Growth concerns are what are keeping Indian investors in check as they try and deal with a faltering economy and hold-ups on issues like FDI.
“The investor of today does not profit from yesterday's growth”
Growth concerns are what are keeping Indian investors in check as they try and deal with a faltering economy and hold-ups on issues like foreign direct investment (FDI). The uncertainty surrounding taxation of foreign investors is also adding to this lack of confidence that the market is witnessing.
Investors bit back a sigh of relief today. Ved Prakash Chaturvedi of L&T Finance Holdings says the fact that the slowdown now seems to more emphatic will mean that there will be more incentive to focus on growth rather than inflation.
So, another tumultuous session saw the Sensex rise 132 points or 0.77% to close at 17,332.62 while the Nifty index advanced 50 points to close at 5,276.85.
FII flows have remained a question mark over the last few days and the market has seen some money flowing out of the system. Chaturvedi doesn’t see a runaway rally on the cards for the moment and expects the market to remain in a trading band. “At the same time the downside will be limited because valuations are not stretched and clearly there is some flow of money still happening into our market,” he adds.
February IIP Drags
The Sensex shed some gains midday after posting lower than expected industrial output data for February and which saw a revision in the January data. The Index of Industrial Production (IIP) came in at 4.1% for February.
Growth was dampened by a weakness in demand for consumer goods and exports and high interest rates. However, the much needed growth was seen in mining and capital goods sectors.
Unpredictable, that’s the word coming from David Pezarkar, Head - Equity, Daiwa Mutual Fund on the IIP numbers. He says if one looks at the three month average, then it appears that the intermediate goods are sort of bottoming out. “If you look at the OECD composite leading indicators, they also indicate that the Indian economic cycle looks as if there is some sort of a bottoming out kind of process.”
Can The RBI Get Bold With Its Rate Cut?
As the Centre withers away on pending policies, the market’s best hope is that the Reserve Bank of India (RBI) comes to the rescue come April 17. India's GDP grew at a 6.1% annual rate in the December quarter, the slowest pace in nearly three years. Inflation remains at 7% and the trade deficit is more than 9% of GDP.
A Reuter’s poll expects the central bank to cut rates by 25 basis points for the first time in three years on April 17, but expects only an additional 50 basis points cut through the remainder of fiscal 2013. According to the report, the effect of the expected 25 basis point cut in the policy repo rate to 8.25% can only by symbolic. To really shake up the economy, the RBI should make a much bolder move.
Pezarkar says that if the RBI were to take a bold step and go for a 50 basis point kind of a cut, it might lead to positive sentiment in the market.

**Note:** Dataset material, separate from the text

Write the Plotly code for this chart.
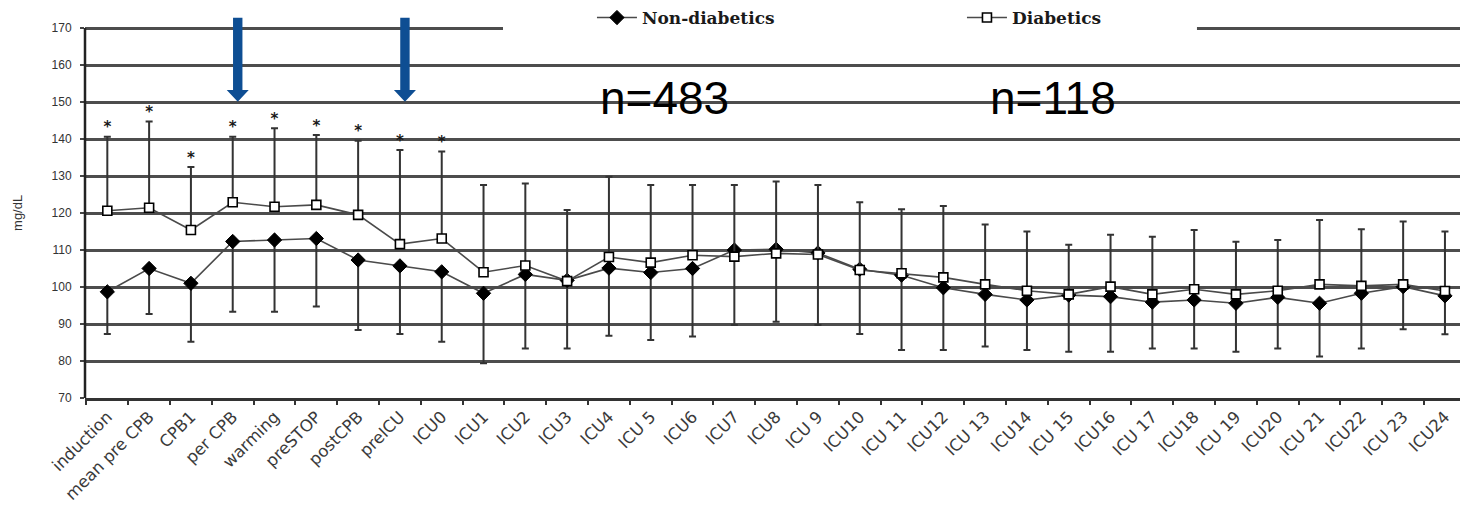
import plotly.graph_objects as go

# Sampling points across surgery and the ICU stay
categories = [
    "induction", "mean pre CPB", "CPB1", "per CPB", "warming", "preSTOP",
    "postCPB", "preICU", "ICU0", "ICU1", "ICU2", "ICU3", "ICU4", "ICU 5",
    "ICU6", "ICU7", "ICU8", "ICU 9", "ICU10", "ICU 11", "ICU12", "ICU 13",
    "ICU14", "ICU 15", "ICU16", "ICU 17", "ICU18", "ICU 19", "ICU20",
    "ICU 21", "ICU22", "ICU 23", "ICU24",
]

# Diabetics: mean glucose (mg/dL) and mean + SD
diab_mean = [120.6, 121.4, 115.4, 122.9, 121.7, 122.2, 119.5, 111.6, 113.1,
             104.0, 105.8, 101.6, 108.1, 106.6, 108.6, 108.2, 109.1, 108.8,
             104.6, 103.7, 102.6, 100.7, 99.0, 98.0, 100.1, 98.0, 99.4, 98.0,
             99.0, 100.7, 100.3, 100.7, 98.9]
diab_upper = [140.6, 144.7, 132.4, 140.6, 142.9, 141.1, 139.5, 137.0, 136.6,
              127.6, 128.0, 120.8, 129.8, 127.6, 127.6, 127.6, 128.5, 127.6,
              122.9, 121.0, 121.9, 116.9, 115.0, 111.4, 114.1, 113.6, 115.4,
              112.2, 112.7, 118.1, 115.6, 117.7, 115.0]

# Non-diabetics: mean glucose (mg/dL) and mean - SD
nond_mean = [98.7, 105.0, 101.0, 112.3, 112.7, 113.1, 107.3, 105.7, 104.1,
             98.3, 103.4, 101.8, 105.1, 103.9, 105.0, 110.0, 110.2, 109.2,
             104.8, 103.2, 99.8, 98.0, 96.5, 97.8, 97.4, 95.9, 96.5, 95.6,
             97.2, 95.6, 98.3, 100.1, 97.6]
nond_lower = [87.3, 92.7, 85.2, 93.3, 93.3, 94.7, 88.4, 87.3, 85.2, 79.4,
              83.4, 83.4, 86.8, 85.7, 86.6, 89.7, 90.6, 89.7, 87.3, 83.0,
              83.0, 83.9, 83.0, 82.5, 82.5, 83.4, 83.4, 82.5, 83.4, 81.2,
              83.4, 88.6, 87.2]

# Time points with a significant difference between groups
significant = [True] * 9 + [False] * 24

# Highlighted time points and group sizes
arrow_at = ["per CPB", "preICU"]
group_labels = [("n=483", 13.34), ("n=118", 22.62)]

y_ticks = list(range(70, 171, 10))

LINE_GREY = "#4a4a4a"
BAR_GREY = "#333333"
ARROW_BLUE = "#0E4E93"

fig = go.Figure()

fig.add_trace(go.Scatter(
    x=categories, y=nond_mean, name="Non-diabetics",
    mode="lines+markers",
    line=dict(color=LINE_GREY, width=1.6),
    marker=dict(symbol="diamond", size=11, color="black",
                line=dict(color="black", width=1)),
    error_y=dict(type="data", symmetric=False,
                 array=[0] * len(nond_mean),
                 arrayminus=[m - lo for m, lo in zip(nond_mean, nond_lower)],
                 color=BAR_GREY, thickness=2, width=3.5),
))

fig.add_trace(go.Scatter(
    x=categories, y=diab_mean, name="Diabetics",
    mode="lines+markers",
    line=dict(color=LINE_GREY, width=1.6),
    marker=dict(symbol="square", size=9, color="white",
                line=dict(color="black", width=1.6)),
    error_y=dict(type="data", symmetric=False,
                 array=[hi - m for m, hi in zip(diab_mean, diab_upper)],
                 arrayminus=[0] * len(diab_mean),
                 color=BAR_GREY, thickness=2, width=3.5),
))

# Significance markers above the upper bars
sig_x = [c for c, s in zip(categories, significant) if s]
sig_y = [u + 2.2 for u, s in zip(diab_upper, significant) if s]
fig.add_trace(go.Scatter(
    x=sig_x, y=sig_y, mode="text", text=["*"] * len(sig_x),
    textfont=dict(family="DejaVu Sans", size=15, color="#1a1a1a",
                  weight="bold"),
    showlegend=False, hoverinfo="skip",
))

shapes = []
# Left axis line spanning the labelled range only
shapes.append(dict(type="line", xref="x domain", yref="y",
                   x0=0, x1=0, y0=70, y1=170,
                   line=dict(color="#222", width=2.5)))
# Gap in the top gridline behind the legend
shapes.append(dict(type="rect", xref="paper", yref="y",
                   x0=0.304, x1=0.8087, y0=168.6, y1=171.4,
                   fillcolor="white", line=dict(width=0), layer="above"))
# Blue arrows pointing at the highlighted time points
arrow_path = ("M -4.7 84 L 4.7 84 L 4.7 11.7 L 11 11.7 L 0 0 "
              "L -11 11.7 L -4.7 11.7 Z")
for name in arrow_at:
    idx = categories.index(name)
    shapes.append(dict(type="path", xref="x", yref="y",
                       xsizemode="pixel", ysizemode="pixel",
                       xanchor=idx + 0.12, yanchor=150.1,
                       path=arrow_path, fillcolor=ARROW_BLUE,
                       line=dict(width=0), layer="above"))

annotations = []
for text, xpos in group_labels:
    annotations.append(dict(x=xpos, y=151.1, xref="x", yref="y", text=text,
                            showarrow=False, xanchor="center",
                            yanchor="middle",
                            font=dict(family="Liberation Sans", size=46,
                                      color="black")))
annotations.append(dict(x=-0.0495, y=120, xref="paper", yref="y",
                        text="mg/dL", textangle=-90, showarrow=False,
                        xanchor="center", yanchor="middle",
                        font=dict(family="Liberation Sans", size=13,
                                  color="#333")))

fig.update_layout(
    width=1460, height=514,
    margin=dict(l=85, r=0, t=0, b=116),
    paper_bgcolor="white", plot_bgcolor="white",
    showlegend=True,
    legend=dict(orientation="h", x=0.3687, y=1.0, xanchor="left",
                yanchor="top", bgcolor="rgba(0,0,0,0)",
                itemwidth=40,
                entrywidth=315, entrywidthmode="pixels",
                font=dict(family="DejaVu Serif", size=17, color="#1a1a1a",
                          weight="bold")),
    shapes=shapes,
    annotations=annotations,
)

fig.update_xaxes(
    type="category", categoryorder="array", categoryarray=categories,
    range=[-0.534, 32.36],
    tickangle=-45, tickson="boundaries",
    ticks="outside", ticklen=4, tickwidth=1.5, tickcolor="#333",
    showline=True, linecolor="#333", linewidth=2.5,
    showgrid=False, zeroline=False,
    tickfont=dict(family="DejaVu Sans", size=16.5, color="#3a3a3a"),
)

fig.update_yaxes(
    range=[70, 70 + 398 / 3.7],
    tickvals=y_ticks, ticktext=[str(v) for v in y_ticks],
    ticks="outside", ticklen=4, tickwidth=2, tickcolor="#444",
    showline=False, showgrid=True, gridcolor="#4d4d4d", gridwidth=2.5,
    zeroline=False, ticklabelstandoff=6,
    tickfont=dict(family="Liberation Sans", size=12, color="#333"),
)

fig.write_html("out.html")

The recent surge in crude is another important factor bound to keep the RBI concerned about inflation, given that India is the world's fourth biggest consumer and imports almost 70% of the black gold.
Market expectations are also riding high ahead of tomorrow’s two key events -
- Inflation numbers based on the wholesale price index (WPI) for March 2012 will be unveiled. (The annual rate of inflation based on monthly WPI stood at 6.95% (provisional) for the month of February, 2012 YoY as compared to 6.55% (provisional) for the previous month and 9.54% during the corresponding month of the previous year.
- The fourth quarter corporate earnings season begins with Infosys announcing its results and guidance.
IT Companies To Guide Up or Down?
Brokerage houses expect Infosys to post a 2-4% fall in quarterly net profit while a CNBC-TV18 poll of analysts too indicated a decline of 3.4% in profit of the company.
Sandeep Muthangi, vice president of research at IIFL Institutional Equities sees IT companies giving a muted EPS guidance for FY13 due to high uncertainty surrounding the sector. “IT players will have weaker growth QoQ, and my estimate is 3% growth in revenues for leading IT vendors,” he says.
Given the kind of uncertain environment that the IT industry is dealing with and with all the rumours swirling around in the market with respect to earnings guidance, interest rates, growth rates, Chaturvedi says such events will intensify this concern. “I don’t think it will be positive and will be a sentiment dampener as far as the market is concerned.”